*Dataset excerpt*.
+++
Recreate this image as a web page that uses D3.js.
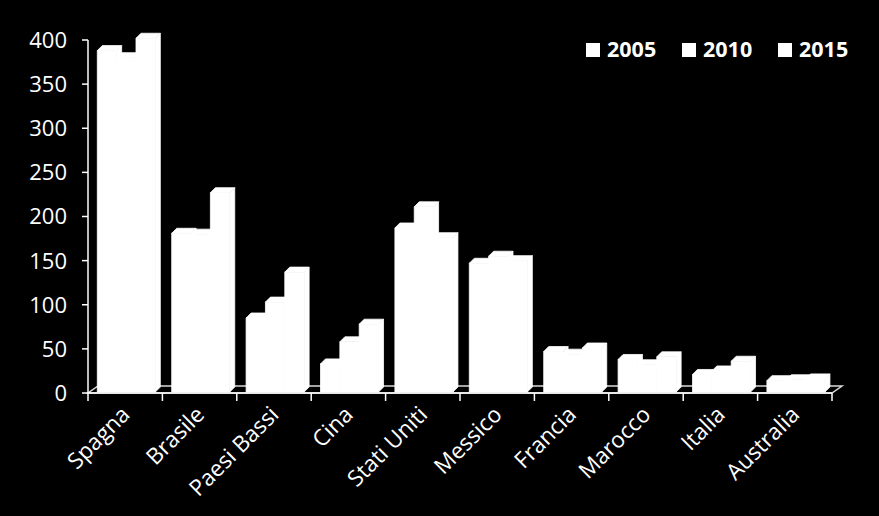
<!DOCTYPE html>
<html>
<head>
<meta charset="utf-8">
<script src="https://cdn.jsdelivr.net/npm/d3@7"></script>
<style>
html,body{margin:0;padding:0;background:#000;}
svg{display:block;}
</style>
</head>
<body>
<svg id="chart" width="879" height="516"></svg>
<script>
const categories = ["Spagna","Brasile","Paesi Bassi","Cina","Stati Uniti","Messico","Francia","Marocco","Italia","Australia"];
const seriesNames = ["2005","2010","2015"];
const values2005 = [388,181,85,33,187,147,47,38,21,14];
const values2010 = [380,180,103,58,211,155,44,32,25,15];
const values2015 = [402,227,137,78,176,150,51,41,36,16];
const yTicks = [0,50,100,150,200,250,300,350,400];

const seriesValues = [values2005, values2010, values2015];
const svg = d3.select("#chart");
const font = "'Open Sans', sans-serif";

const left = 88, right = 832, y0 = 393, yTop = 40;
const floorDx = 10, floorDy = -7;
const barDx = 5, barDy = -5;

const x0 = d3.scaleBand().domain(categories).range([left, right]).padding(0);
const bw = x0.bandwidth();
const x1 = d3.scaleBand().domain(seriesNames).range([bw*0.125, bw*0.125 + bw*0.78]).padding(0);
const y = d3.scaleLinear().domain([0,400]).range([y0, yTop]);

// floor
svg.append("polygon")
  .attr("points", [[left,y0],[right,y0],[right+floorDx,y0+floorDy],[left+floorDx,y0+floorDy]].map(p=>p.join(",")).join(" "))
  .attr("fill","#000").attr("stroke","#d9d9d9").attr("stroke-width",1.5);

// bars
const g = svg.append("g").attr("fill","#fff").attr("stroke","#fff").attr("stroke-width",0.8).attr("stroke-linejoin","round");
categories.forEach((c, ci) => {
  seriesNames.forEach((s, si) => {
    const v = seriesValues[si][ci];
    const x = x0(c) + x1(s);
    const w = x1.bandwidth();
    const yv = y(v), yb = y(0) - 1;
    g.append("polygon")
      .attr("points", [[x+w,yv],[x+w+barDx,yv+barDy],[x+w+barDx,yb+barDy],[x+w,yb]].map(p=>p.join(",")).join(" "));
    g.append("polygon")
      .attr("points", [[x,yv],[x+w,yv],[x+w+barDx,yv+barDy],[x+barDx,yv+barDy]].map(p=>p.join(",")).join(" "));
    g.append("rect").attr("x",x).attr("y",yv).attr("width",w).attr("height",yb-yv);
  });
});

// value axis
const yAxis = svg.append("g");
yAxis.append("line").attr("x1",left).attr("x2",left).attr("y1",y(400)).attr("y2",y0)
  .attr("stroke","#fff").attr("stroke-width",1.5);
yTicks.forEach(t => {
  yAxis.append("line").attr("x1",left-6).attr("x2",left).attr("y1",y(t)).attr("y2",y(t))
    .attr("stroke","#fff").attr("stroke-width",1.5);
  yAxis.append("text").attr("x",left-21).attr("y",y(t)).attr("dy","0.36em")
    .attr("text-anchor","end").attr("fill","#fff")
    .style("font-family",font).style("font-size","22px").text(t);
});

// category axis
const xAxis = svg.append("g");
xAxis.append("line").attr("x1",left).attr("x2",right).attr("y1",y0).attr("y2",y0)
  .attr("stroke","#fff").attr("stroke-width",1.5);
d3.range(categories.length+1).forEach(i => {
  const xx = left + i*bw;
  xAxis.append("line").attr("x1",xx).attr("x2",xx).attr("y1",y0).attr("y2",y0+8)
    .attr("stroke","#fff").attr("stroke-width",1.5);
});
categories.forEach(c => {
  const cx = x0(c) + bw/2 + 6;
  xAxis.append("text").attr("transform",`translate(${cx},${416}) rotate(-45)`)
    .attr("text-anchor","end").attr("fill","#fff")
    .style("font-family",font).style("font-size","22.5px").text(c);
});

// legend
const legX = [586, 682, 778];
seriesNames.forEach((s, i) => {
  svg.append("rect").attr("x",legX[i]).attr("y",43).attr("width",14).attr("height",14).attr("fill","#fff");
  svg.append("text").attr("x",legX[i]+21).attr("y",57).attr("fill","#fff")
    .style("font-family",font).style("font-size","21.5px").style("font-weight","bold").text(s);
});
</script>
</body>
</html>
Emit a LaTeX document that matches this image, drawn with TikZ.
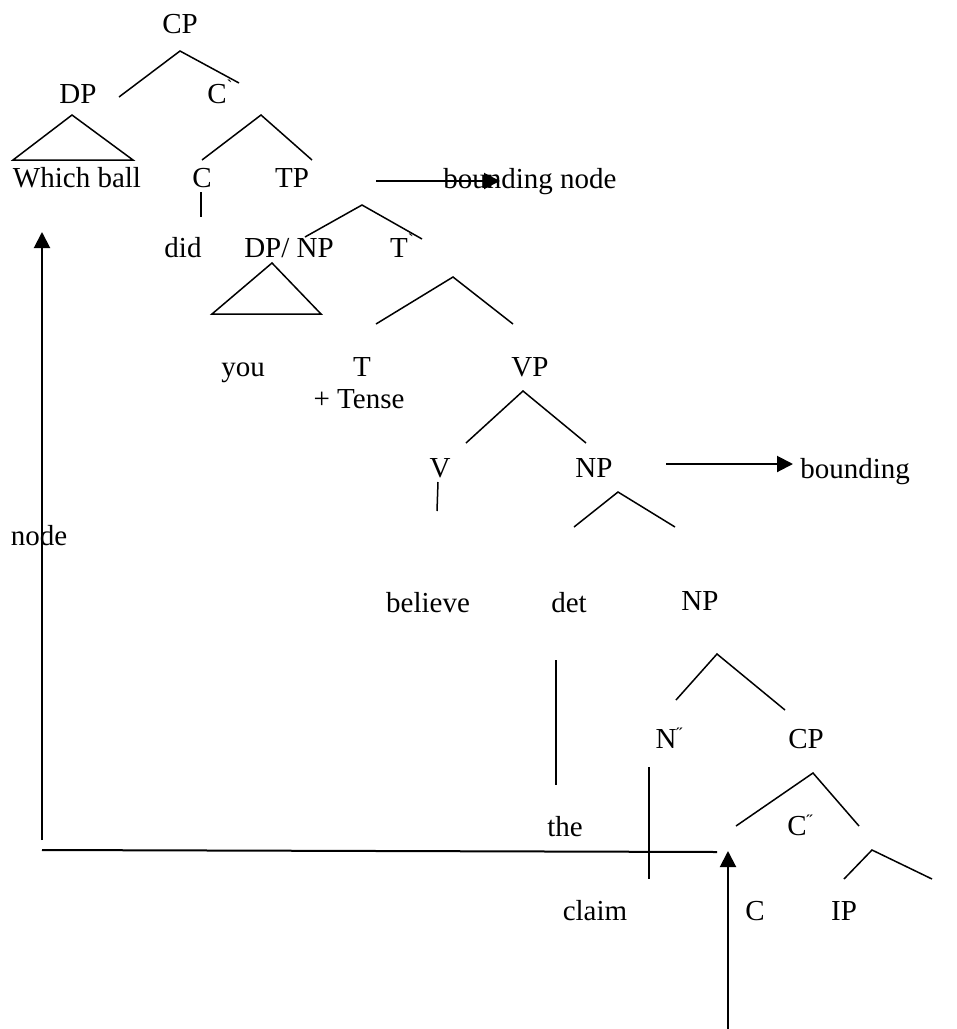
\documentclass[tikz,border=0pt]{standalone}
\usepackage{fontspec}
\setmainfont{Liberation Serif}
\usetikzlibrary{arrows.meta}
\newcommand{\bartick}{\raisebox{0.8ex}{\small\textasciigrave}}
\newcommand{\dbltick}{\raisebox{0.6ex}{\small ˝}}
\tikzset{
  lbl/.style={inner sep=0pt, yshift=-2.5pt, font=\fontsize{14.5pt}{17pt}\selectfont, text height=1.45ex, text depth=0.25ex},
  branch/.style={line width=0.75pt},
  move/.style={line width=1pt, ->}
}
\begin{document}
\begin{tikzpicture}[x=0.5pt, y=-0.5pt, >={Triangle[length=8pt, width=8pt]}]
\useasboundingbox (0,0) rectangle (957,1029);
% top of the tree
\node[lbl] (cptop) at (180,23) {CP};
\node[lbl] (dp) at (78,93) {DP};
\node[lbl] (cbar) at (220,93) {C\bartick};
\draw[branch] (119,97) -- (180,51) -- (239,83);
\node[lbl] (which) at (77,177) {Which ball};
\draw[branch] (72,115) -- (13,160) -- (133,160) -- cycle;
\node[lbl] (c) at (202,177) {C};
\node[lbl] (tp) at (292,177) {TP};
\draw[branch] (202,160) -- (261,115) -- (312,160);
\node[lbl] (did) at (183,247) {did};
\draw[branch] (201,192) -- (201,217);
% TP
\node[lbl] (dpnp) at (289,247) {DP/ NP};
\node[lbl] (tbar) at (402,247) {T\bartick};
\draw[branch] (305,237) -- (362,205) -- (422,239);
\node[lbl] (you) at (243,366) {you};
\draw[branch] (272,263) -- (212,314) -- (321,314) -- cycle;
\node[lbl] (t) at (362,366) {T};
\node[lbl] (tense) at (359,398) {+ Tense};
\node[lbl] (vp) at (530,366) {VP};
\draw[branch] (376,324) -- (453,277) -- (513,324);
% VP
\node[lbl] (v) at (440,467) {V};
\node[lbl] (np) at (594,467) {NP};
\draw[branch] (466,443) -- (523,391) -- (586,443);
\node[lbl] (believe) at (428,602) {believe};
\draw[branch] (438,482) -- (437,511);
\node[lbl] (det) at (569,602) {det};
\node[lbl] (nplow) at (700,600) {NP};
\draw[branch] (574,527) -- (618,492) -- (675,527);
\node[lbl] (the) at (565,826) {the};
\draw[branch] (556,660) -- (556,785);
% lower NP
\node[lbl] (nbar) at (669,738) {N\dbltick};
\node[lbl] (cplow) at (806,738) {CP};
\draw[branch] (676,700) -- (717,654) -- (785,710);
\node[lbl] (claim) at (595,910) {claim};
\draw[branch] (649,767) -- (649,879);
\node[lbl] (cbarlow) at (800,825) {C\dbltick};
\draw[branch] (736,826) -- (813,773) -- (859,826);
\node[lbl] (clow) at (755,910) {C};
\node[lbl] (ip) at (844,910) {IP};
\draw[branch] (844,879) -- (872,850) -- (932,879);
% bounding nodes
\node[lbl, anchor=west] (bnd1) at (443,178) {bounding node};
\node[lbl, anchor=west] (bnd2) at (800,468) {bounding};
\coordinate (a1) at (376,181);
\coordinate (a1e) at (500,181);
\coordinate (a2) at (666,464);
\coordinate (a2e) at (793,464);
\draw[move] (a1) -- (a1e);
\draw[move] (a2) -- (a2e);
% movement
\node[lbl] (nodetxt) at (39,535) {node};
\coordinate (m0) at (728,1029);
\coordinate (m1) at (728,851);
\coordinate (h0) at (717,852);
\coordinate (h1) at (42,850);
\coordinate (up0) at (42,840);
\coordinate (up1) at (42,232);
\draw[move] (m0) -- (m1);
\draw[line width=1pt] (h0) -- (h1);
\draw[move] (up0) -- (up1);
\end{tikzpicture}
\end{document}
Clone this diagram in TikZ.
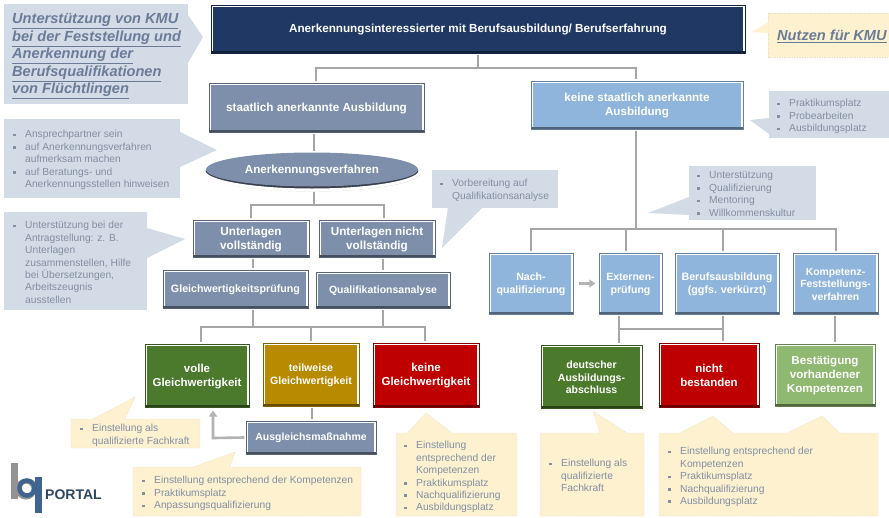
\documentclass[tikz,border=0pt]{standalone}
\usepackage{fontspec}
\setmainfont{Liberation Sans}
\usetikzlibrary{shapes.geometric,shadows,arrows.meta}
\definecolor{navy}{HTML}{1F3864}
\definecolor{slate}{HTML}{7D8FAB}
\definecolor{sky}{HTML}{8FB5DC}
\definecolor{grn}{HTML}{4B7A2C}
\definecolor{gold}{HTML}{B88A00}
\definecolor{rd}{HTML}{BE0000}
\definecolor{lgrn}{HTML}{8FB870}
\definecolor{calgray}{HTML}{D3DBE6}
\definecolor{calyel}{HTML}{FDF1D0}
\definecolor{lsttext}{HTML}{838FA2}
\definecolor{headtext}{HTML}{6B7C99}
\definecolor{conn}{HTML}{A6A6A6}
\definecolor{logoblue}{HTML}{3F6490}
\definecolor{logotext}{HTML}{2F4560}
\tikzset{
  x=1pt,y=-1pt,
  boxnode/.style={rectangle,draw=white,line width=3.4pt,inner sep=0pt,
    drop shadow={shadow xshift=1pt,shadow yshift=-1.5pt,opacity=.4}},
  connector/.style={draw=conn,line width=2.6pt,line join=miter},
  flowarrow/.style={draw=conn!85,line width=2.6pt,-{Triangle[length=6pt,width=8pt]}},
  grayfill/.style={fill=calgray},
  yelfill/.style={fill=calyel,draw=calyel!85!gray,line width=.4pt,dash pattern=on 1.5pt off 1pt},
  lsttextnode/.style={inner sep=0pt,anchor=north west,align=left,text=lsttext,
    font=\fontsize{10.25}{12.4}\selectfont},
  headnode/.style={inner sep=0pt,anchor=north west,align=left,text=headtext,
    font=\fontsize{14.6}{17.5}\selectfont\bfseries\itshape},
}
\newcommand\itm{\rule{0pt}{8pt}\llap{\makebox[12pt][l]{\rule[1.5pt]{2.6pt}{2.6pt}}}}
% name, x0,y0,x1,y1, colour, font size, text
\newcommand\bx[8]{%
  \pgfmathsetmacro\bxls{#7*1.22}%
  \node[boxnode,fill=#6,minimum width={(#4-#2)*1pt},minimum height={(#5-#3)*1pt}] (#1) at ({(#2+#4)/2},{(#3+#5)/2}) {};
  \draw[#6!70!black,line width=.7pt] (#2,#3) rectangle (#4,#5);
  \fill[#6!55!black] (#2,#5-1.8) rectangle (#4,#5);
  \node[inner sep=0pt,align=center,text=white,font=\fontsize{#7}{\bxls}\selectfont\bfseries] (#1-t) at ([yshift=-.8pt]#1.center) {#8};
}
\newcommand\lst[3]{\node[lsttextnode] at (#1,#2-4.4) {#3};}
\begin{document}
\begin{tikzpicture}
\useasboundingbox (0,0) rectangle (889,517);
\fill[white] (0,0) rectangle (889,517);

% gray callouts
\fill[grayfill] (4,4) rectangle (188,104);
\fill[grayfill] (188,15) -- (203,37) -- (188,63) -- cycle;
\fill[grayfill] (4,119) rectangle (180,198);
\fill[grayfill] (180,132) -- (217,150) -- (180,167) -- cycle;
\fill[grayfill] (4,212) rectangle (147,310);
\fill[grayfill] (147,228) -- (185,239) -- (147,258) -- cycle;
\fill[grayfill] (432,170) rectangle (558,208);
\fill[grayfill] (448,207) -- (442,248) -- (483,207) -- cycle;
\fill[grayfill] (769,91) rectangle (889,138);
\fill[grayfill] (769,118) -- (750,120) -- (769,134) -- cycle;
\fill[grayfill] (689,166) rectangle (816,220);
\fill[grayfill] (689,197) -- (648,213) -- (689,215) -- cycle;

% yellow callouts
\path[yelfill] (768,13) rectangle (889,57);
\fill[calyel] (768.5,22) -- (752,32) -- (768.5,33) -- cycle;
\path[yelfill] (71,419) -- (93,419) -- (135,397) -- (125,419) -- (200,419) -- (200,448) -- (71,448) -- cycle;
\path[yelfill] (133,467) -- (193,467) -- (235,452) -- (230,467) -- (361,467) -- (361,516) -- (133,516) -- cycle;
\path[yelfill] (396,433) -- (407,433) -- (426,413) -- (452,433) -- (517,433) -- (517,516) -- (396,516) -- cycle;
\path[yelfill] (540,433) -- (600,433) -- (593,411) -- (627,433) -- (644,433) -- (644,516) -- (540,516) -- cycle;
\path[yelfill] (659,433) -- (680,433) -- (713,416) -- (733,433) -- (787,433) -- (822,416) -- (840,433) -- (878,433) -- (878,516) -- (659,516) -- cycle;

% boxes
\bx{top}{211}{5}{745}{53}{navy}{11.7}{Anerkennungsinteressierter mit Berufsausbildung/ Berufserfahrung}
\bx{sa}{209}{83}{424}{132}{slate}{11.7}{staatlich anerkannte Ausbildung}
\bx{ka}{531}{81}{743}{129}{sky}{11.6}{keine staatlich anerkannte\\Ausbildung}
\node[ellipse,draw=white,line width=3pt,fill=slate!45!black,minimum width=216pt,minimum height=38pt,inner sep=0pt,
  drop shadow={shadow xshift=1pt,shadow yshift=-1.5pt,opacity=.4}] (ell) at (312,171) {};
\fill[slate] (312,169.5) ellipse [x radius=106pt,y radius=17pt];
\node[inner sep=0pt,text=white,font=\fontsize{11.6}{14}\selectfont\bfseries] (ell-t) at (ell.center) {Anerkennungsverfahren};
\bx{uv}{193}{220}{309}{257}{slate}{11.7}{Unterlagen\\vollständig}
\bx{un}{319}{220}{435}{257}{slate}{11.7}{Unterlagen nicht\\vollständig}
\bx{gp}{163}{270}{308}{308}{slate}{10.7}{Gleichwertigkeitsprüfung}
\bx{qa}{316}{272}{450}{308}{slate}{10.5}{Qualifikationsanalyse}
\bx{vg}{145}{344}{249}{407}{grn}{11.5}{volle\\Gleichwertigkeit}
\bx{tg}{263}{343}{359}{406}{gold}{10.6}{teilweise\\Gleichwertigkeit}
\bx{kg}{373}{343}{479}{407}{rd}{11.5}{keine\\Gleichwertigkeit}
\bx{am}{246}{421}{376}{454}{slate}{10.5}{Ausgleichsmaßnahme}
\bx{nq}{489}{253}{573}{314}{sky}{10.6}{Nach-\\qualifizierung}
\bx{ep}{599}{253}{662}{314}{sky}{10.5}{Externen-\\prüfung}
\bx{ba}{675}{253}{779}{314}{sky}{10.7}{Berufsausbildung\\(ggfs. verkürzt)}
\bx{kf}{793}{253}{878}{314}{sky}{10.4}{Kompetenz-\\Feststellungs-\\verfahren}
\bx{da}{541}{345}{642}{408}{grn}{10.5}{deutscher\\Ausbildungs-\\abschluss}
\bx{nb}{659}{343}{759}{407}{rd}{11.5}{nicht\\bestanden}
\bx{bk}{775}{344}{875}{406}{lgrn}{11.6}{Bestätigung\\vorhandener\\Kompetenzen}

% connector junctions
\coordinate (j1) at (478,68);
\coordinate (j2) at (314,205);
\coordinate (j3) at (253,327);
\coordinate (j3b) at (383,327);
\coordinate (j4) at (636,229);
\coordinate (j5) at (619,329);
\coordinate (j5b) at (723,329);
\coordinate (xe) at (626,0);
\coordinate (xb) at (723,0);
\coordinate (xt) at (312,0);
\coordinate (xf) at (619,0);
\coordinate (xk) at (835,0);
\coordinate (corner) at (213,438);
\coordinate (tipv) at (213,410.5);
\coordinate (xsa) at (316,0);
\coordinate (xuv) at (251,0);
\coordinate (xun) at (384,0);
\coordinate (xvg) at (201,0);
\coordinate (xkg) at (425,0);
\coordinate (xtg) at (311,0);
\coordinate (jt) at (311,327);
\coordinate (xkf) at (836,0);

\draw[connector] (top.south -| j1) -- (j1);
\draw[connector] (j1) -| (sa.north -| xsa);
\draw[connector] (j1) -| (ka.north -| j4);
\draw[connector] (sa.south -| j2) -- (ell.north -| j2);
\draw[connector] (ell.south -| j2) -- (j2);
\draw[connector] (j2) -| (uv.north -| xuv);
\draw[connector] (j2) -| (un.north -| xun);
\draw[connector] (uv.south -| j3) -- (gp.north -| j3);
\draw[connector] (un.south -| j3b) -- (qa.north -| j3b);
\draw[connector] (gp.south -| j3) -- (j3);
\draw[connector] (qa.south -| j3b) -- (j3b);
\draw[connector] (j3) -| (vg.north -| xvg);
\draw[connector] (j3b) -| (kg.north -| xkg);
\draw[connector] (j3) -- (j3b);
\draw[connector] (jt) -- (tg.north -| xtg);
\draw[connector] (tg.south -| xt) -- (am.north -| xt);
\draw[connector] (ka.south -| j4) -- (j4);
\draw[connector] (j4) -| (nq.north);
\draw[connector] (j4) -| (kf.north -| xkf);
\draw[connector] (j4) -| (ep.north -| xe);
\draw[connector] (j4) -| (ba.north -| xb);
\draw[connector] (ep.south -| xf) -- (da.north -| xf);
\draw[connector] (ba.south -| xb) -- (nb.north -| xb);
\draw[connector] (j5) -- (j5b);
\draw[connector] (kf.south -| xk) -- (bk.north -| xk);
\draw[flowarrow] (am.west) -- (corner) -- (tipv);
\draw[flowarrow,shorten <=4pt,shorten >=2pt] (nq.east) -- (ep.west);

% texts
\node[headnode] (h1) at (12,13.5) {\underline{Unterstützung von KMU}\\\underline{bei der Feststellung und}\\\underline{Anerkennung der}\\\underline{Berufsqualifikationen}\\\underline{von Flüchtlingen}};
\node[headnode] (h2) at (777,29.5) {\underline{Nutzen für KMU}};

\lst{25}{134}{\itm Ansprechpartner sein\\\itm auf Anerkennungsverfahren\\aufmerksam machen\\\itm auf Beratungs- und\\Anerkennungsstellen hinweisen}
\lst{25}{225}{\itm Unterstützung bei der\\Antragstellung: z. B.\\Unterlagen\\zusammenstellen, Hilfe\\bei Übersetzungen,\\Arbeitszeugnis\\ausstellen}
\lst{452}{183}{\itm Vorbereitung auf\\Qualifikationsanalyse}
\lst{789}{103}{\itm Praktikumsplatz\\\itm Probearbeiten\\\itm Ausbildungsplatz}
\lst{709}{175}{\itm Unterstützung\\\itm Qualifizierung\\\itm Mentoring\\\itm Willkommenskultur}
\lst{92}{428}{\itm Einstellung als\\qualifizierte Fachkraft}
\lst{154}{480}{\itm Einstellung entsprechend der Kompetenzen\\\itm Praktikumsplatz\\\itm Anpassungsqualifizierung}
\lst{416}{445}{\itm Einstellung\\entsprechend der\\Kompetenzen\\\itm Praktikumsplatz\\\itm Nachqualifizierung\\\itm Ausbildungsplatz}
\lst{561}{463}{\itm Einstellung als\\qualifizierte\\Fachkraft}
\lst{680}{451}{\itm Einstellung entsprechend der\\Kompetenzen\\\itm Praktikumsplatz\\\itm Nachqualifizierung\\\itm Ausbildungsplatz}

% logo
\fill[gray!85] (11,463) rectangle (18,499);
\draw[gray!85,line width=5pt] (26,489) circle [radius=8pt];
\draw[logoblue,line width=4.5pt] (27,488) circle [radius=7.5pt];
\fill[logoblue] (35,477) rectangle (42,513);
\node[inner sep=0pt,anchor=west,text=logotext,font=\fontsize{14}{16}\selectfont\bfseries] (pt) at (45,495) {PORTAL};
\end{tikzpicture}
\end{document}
+++
A single figure is required: the number of lines above in which the word "that" occurs.

2